▶ **STORED DATA**
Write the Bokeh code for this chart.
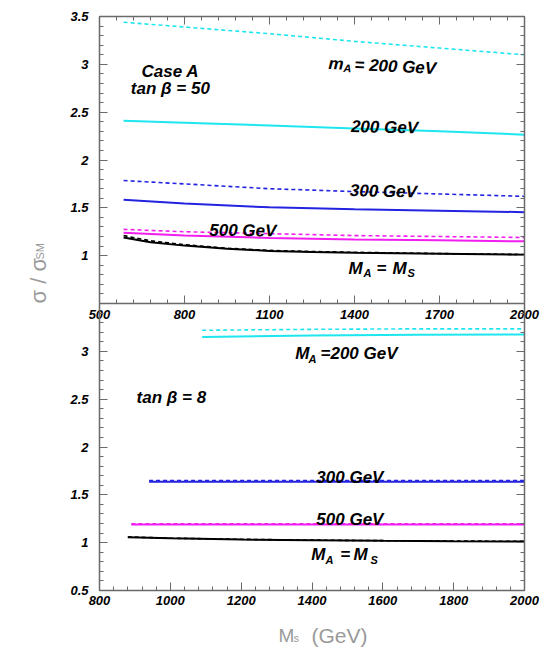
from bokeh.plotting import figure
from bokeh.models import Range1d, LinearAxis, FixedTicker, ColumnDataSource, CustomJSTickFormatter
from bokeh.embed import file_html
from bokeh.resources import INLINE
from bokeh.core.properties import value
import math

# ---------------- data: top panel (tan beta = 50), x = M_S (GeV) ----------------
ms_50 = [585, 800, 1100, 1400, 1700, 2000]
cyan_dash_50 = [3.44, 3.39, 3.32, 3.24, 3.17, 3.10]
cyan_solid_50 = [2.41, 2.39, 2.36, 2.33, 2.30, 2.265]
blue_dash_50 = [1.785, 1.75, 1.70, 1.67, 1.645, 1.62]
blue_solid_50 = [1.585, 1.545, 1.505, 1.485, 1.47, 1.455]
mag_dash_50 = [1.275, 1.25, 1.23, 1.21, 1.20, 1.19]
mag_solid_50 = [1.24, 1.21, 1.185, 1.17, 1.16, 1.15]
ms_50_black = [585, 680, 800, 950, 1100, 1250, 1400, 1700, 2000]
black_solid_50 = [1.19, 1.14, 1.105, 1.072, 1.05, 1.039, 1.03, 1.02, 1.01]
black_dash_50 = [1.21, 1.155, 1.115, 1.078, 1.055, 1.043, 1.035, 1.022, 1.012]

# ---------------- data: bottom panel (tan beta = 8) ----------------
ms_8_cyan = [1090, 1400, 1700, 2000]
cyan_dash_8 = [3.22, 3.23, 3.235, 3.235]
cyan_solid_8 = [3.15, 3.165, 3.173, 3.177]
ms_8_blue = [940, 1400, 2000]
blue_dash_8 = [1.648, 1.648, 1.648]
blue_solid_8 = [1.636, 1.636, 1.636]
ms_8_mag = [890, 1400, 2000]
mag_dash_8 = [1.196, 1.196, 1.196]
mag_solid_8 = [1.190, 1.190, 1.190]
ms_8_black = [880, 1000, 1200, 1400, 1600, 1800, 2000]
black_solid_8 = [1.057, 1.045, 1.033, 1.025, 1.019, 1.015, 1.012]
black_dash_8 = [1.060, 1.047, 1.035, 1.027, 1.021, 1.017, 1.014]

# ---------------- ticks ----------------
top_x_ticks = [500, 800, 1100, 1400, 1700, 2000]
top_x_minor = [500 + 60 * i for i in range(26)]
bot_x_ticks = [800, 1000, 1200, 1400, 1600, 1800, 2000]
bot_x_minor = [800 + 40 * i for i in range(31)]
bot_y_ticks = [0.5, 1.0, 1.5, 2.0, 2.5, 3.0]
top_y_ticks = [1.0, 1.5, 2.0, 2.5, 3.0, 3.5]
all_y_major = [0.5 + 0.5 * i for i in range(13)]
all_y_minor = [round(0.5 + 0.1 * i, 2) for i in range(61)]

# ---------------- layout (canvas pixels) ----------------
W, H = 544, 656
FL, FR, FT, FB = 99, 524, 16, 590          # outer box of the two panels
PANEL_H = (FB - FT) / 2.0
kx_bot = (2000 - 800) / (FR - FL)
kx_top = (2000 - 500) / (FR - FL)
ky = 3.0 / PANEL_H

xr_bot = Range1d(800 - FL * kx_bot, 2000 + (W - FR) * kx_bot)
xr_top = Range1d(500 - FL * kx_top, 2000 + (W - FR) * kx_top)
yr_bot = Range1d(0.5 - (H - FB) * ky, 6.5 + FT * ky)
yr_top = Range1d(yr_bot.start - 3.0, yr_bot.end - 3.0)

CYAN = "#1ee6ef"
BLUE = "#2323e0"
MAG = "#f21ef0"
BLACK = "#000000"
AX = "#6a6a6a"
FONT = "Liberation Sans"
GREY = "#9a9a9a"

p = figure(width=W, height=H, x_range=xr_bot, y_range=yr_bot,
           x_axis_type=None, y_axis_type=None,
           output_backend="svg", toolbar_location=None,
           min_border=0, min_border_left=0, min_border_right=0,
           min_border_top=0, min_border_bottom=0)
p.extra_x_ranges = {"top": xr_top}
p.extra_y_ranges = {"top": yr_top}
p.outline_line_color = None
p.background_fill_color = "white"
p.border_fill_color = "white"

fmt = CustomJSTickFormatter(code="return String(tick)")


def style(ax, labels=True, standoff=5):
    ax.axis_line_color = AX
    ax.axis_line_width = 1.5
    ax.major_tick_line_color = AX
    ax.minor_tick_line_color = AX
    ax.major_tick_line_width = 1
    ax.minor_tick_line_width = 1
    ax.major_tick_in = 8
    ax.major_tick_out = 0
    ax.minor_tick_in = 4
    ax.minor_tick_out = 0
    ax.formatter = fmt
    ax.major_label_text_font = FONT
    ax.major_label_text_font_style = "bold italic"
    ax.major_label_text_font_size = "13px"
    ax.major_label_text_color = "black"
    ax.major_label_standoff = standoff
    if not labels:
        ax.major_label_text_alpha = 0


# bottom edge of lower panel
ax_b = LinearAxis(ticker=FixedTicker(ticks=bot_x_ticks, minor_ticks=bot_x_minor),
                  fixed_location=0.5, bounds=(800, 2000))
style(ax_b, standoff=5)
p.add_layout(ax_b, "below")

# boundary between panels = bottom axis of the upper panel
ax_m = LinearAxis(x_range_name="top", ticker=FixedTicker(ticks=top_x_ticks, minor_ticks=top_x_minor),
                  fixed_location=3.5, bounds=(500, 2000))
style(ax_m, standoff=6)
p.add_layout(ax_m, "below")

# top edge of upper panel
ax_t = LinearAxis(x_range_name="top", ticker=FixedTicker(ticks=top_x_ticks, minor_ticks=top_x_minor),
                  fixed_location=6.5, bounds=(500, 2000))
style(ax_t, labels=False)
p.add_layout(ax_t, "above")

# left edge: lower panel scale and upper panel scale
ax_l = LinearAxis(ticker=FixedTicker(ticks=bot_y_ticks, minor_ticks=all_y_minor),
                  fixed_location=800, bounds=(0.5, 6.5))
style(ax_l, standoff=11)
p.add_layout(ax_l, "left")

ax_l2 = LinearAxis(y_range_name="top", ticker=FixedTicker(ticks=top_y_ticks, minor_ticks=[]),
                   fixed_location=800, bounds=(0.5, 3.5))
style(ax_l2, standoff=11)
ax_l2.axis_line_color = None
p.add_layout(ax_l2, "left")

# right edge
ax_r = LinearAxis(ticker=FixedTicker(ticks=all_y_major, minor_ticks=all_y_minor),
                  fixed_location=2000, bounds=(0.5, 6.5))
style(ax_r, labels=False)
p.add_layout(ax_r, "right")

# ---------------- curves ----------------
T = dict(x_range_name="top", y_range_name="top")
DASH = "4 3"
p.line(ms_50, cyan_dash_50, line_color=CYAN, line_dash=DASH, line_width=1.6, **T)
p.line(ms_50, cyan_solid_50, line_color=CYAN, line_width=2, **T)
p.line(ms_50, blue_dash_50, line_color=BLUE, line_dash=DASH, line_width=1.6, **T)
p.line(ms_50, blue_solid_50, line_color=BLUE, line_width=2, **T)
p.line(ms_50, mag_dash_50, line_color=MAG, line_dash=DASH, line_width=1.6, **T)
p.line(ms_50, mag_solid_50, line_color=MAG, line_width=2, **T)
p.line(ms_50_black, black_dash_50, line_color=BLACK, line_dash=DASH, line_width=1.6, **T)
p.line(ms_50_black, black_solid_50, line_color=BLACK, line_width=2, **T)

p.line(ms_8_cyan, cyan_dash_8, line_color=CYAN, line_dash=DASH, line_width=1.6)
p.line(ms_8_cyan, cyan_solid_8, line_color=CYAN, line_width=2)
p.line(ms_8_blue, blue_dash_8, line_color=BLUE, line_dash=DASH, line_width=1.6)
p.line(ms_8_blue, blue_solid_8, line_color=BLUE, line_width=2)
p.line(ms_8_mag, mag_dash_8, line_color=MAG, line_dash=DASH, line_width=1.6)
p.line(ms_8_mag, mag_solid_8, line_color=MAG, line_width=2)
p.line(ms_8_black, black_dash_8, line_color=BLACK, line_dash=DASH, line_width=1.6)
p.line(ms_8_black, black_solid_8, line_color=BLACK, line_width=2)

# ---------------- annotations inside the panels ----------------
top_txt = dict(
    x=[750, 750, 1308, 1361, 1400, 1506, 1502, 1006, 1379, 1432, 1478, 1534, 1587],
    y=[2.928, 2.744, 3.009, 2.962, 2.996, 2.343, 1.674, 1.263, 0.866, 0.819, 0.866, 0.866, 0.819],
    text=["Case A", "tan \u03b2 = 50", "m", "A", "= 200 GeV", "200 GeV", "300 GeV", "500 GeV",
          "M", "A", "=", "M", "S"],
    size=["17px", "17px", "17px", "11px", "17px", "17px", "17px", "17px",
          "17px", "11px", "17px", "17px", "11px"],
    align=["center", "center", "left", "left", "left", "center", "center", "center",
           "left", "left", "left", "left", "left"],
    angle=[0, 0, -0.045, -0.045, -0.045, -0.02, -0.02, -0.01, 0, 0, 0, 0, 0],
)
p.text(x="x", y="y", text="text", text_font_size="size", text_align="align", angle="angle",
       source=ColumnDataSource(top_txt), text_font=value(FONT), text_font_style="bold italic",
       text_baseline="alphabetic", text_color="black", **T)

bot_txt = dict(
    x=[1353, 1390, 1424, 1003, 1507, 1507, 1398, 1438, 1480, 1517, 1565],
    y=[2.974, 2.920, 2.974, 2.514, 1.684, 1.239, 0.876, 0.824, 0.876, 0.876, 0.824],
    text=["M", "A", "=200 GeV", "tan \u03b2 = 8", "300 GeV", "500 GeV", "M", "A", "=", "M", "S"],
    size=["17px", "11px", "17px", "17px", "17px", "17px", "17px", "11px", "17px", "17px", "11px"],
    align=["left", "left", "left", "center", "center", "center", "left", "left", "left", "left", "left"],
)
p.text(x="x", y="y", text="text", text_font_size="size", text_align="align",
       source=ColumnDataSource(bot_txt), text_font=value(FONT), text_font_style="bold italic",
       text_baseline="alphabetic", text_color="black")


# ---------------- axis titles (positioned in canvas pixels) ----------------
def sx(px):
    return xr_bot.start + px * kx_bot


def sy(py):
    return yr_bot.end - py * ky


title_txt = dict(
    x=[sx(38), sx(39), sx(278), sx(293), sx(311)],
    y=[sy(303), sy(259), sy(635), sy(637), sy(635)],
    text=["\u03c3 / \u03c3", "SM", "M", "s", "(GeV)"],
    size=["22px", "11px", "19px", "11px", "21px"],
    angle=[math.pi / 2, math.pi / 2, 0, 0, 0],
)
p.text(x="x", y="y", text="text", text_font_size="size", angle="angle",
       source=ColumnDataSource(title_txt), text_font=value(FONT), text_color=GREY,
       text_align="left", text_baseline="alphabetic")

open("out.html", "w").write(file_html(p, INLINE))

▶ **TASK TO COMPLETE**
Repeat the listing above up to and including the line with "import math", starting from its first line. Drop any pictures.

▶ **RIGHT ANSWER**
Write the Bokeh code for this chart.
from bokeh.plotting import figure
from bokeh.models import Range1d, LinearAxis, FixedTicker, ColumnDataSource, CustomJSTickFormatter
from bokeh.embed import file_html
from bokeh.resources import INLINE
from bokeh.core.properties import value
import math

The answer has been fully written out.